» **The exercise**: Find the word "this" in the listing; pull out each line holding it.
§ §
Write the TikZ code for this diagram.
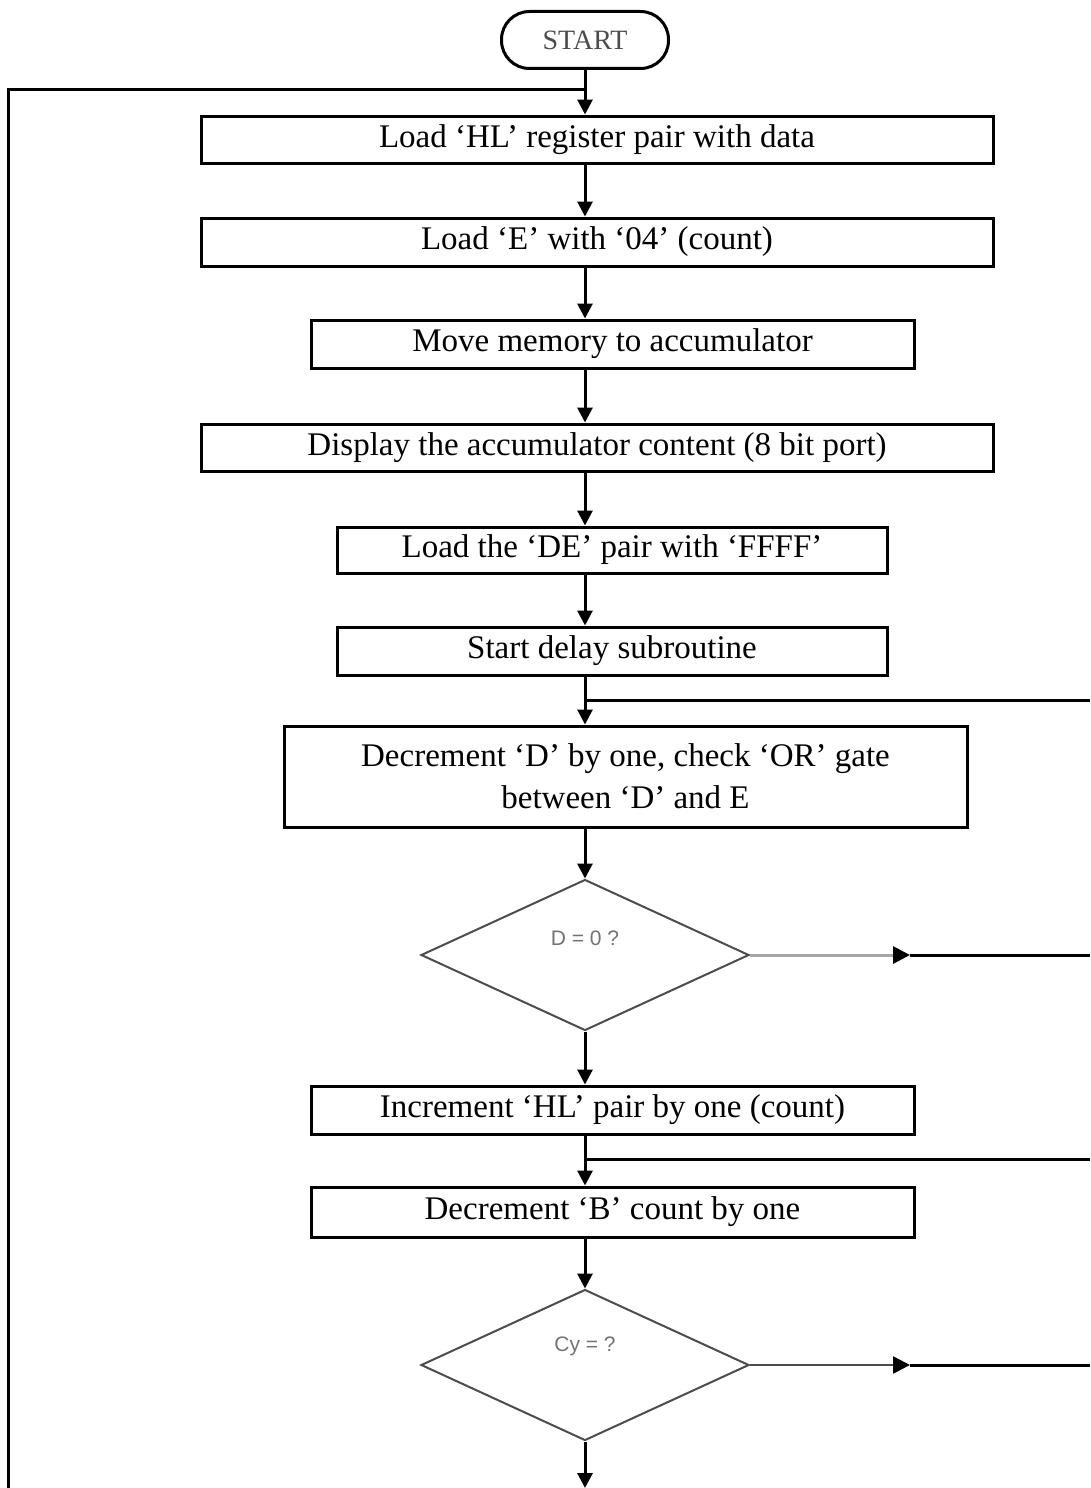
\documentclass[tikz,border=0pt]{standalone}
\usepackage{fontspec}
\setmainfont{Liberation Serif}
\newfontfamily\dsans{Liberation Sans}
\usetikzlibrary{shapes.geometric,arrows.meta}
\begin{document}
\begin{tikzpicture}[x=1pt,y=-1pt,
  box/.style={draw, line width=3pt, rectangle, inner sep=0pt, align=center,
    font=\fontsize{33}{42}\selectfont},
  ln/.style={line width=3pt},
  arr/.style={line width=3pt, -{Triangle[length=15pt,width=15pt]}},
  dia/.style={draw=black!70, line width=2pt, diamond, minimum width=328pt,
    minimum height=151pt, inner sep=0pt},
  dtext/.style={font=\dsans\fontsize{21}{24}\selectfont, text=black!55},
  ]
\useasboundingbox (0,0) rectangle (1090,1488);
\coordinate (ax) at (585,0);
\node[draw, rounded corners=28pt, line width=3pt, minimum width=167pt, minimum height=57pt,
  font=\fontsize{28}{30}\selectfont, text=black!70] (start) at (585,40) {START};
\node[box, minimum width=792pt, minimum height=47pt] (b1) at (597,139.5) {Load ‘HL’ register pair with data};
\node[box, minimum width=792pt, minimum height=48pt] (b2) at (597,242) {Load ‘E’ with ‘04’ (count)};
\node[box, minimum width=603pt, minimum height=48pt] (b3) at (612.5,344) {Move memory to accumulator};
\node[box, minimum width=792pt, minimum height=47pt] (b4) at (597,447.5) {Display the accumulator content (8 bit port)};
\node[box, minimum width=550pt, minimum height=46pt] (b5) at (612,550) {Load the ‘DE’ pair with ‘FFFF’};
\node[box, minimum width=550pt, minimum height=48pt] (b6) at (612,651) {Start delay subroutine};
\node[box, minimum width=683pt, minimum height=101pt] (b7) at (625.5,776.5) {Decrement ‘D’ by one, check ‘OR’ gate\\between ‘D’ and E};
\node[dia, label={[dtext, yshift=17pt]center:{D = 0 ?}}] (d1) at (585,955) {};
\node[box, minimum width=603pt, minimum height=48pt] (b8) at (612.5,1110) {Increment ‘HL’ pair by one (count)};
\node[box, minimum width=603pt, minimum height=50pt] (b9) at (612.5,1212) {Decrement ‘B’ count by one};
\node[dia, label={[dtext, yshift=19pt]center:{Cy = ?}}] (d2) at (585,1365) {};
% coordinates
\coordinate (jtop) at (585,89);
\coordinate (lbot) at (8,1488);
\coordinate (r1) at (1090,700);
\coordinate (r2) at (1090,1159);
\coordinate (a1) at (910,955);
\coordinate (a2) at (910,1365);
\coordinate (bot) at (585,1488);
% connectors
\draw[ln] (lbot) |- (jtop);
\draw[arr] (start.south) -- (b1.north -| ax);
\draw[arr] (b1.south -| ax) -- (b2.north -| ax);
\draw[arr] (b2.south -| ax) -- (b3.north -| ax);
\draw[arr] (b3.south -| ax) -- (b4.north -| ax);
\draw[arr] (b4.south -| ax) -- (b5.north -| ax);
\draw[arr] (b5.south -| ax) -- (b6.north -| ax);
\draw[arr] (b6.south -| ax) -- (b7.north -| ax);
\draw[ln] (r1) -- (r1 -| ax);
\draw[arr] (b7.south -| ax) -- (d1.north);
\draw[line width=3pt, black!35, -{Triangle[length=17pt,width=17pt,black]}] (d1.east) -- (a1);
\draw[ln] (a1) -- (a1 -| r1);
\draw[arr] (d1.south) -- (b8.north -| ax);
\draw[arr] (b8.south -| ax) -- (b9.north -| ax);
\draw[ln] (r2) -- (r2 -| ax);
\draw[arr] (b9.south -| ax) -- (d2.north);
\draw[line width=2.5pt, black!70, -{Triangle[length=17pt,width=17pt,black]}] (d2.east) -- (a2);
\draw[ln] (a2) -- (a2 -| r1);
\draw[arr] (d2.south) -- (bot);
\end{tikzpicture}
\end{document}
§ §
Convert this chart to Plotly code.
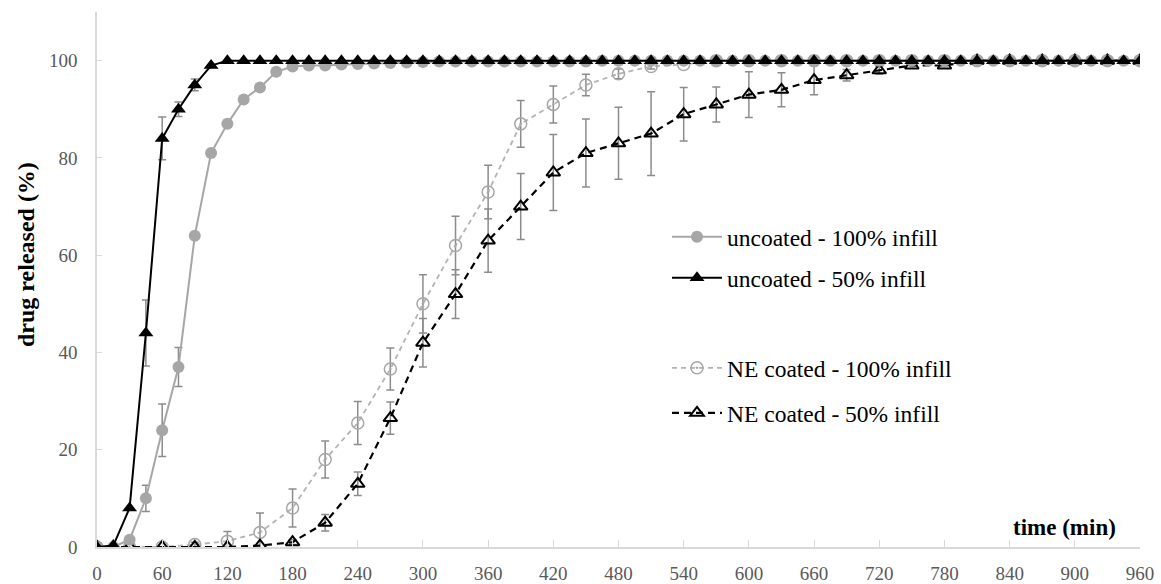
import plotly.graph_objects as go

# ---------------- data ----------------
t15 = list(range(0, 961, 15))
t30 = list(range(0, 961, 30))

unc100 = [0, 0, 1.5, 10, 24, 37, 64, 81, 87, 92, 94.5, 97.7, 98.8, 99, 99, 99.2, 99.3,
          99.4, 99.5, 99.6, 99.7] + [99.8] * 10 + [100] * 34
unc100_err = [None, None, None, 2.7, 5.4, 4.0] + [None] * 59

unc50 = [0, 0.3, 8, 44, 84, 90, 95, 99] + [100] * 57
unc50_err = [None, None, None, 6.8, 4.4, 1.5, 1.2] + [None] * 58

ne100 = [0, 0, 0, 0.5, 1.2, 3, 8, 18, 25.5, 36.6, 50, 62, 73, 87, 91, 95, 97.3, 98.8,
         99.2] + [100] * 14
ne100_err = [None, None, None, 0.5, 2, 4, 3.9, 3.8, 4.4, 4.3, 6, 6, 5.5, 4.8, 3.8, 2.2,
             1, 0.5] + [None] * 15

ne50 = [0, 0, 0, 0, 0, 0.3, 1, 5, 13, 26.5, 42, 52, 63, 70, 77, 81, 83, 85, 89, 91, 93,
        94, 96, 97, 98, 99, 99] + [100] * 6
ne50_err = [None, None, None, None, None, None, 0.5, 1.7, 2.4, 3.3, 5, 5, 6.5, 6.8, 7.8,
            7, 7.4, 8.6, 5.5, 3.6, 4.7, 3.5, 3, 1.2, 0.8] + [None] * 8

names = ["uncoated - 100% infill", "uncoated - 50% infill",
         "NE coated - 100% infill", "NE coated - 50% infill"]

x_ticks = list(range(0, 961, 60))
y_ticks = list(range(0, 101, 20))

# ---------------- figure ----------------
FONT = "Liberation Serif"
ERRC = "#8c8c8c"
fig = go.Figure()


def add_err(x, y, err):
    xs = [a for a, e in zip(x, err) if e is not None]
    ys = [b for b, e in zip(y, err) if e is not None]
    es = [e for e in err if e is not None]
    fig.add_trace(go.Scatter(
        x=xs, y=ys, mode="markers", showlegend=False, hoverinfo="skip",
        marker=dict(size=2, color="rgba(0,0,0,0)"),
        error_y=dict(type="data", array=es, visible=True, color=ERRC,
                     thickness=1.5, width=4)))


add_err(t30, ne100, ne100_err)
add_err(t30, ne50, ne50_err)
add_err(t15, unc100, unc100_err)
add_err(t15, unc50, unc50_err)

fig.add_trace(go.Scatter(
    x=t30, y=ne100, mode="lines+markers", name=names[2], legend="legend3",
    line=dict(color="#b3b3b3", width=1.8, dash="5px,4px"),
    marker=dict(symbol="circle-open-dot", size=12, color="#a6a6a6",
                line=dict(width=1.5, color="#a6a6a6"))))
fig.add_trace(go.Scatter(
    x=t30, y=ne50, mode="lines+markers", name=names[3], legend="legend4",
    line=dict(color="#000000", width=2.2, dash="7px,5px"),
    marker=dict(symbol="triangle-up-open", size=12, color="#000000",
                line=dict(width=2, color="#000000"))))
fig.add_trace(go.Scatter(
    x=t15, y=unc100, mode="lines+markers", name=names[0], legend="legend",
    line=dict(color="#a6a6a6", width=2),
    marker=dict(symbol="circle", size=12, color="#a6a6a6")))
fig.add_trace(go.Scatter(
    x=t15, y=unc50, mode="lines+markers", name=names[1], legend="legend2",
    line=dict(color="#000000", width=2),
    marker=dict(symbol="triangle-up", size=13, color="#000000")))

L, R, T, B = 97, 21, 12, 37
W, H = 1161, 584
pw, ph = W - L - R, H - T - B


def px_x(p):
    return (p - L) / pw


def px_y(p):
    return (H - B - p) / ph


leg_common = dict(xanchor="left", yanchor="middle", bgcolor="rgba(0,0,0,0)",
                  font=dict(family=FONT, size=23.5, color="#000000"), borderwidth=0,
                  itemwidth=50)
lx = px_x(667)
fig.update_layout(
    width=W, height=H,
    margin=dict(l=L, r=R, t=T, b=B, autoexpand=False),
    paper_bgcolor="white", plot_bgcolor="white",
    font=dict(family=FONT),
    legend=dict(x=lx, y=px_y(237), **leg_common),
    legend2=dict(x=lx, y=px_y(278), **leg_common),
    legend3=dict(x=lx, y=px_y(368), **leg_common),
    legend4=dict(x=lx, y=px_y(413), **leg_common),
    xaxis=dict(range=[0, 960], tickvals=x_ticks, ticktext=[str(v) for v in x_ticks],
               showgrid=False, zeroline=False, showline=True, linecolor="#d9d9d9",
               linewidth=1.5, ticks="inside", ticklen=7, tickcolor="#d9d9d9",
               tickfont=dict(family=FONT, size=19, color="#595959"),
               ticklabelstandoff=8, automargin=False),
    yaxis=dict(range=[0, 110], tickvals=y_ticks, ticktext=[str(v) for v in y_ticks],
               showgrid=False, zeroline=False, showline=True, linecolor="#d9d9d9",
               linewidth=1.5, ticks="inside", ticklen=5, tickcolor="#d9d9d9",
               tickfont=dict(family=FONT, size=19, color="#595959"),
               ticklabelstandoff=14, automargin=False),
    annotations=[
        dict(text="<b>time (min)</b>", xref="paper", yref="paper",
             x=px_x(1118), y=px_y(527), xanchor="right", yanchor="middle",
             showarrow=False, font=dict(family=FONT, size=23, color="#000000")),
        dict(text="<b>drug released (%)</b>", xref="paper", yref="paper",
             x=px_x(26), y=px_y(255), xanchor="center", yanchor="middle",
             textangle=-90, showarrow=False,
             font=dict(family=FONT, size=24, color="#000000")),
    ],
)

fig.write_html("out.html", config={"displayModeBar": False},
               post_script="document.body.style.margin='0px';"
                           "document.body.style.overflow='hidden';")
§ §
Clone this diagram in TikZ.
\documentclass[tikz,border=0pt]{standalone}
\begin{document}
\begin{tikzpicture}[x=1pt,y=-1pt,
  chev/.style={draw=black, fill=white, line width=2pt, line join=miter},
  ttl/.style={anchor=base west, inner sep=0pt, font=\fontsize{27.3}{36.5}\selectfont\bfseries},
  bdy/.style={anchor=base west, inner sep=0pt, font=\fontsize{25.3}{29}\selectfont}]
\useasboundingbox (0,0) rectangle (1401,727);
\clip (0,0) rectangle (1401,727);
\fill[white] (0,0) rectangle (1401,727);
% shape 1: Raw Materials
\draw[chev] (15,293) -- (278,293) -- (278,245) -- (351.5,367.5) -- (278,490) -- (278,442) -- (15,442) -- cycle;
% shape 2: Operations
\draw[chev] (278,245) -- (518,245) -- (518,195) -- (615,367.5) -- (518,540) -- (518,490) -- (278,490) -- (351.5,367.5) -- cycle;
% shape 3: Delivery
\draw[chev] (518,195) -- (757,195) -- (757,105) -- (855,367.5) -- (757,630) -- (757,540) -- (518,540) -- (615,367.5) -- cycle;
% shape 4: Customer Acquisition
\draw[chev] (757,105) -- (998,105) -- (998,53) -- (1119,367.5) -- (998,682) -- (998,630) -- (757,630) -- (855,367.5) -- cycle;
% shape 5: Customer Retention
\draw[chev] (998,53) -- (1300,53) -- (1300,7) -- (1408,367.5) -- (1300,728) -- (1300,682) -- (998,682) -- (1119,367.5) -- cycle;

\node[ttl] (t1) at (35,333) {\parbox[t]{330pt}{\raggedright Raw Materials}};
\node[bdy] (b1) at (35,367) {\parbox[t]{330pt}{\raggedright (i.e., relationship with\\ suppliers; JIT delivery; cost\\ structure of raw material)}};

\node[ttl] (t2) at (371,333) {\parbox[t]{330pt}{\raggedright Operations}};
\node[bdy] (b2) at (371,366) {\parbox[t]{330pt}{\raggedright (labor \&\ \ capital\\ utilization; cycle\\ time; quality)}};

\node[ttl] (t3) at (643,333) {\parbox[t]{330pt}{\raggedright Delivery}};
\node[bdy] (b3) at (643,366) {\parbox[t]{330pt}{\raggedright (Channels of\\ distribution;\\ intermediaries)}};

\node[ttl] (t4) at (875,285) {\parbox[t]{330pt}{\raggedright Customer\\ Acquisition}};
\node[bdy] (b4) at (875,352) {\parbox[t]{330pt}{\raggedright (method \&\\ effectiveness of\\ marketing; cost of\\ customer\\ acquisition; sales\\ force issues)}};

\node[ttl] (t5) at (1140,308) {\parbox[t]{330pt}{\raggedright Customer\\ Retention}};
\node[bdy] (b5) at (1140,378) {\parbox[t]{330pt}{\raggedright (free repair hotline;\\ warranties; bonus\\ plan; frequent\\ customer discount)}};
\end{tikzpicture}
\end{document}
§ §
» **Problem solution**:
Write the TikZ code for this diagram.
Convert this chart to Plotly code.
Clone this diagram in TikZ.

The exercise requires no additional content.